MOF-derived Cu embedded into N-doped mesoporous carbon as a robust support of PdAu nanocatalysts for ethanol electrooxidation

Metal-organic frameworks (MOFs) have attracted widespread attention due to their large surface area and porous structure. Rationally designing the nanostructures of MOFs to promote their application in ethanol electrooxidation is still a challenge. Here, a novel Cu-NCNs (Cu-nitrogen-doped carbon nanotubes) support was synthesized by pyrolysis of melamine (MEL) and Cu-ZIF-8 together, and then, Pd-Au nanoalloys were loaded by sodium borohydride reduction method to prepare PdAu@Cu-NCNs catalysts. The generating mesoporous carbon with high specific surface area and favorable electron and mass transport can be used as a potential excellent carrier for PdAu nanoparticles. In addition, the balance of catalyst composition and surface structure was tuned by controlling the content of Pd and Au.
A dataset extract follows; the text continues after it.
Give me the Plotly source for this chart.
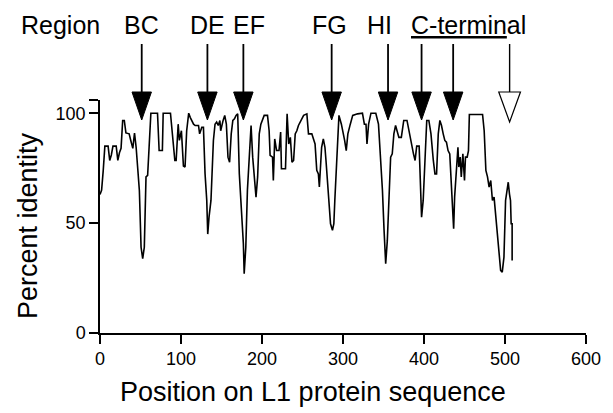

Thus, the best-performed Pd2Au2@Cu-NCN-1000-2 (where 1000 means the carrier calcination temperature, and 2 means the calcination constant temperature time) catalyst exhibits better long-term stability and electrochemical activity for ethanol oxidation in alkaline media (4.80 A center dot mg(-1)), which is 5.05 times higher than that of commercial Pd/C (0.95 A center dot mg(-1)). Therefore, this work is beneficial to further promoting the application of MOFs in direct ethanol fuel cells (DEFCs) and can be used as inspiration for the design of more efficient catalyst support structures.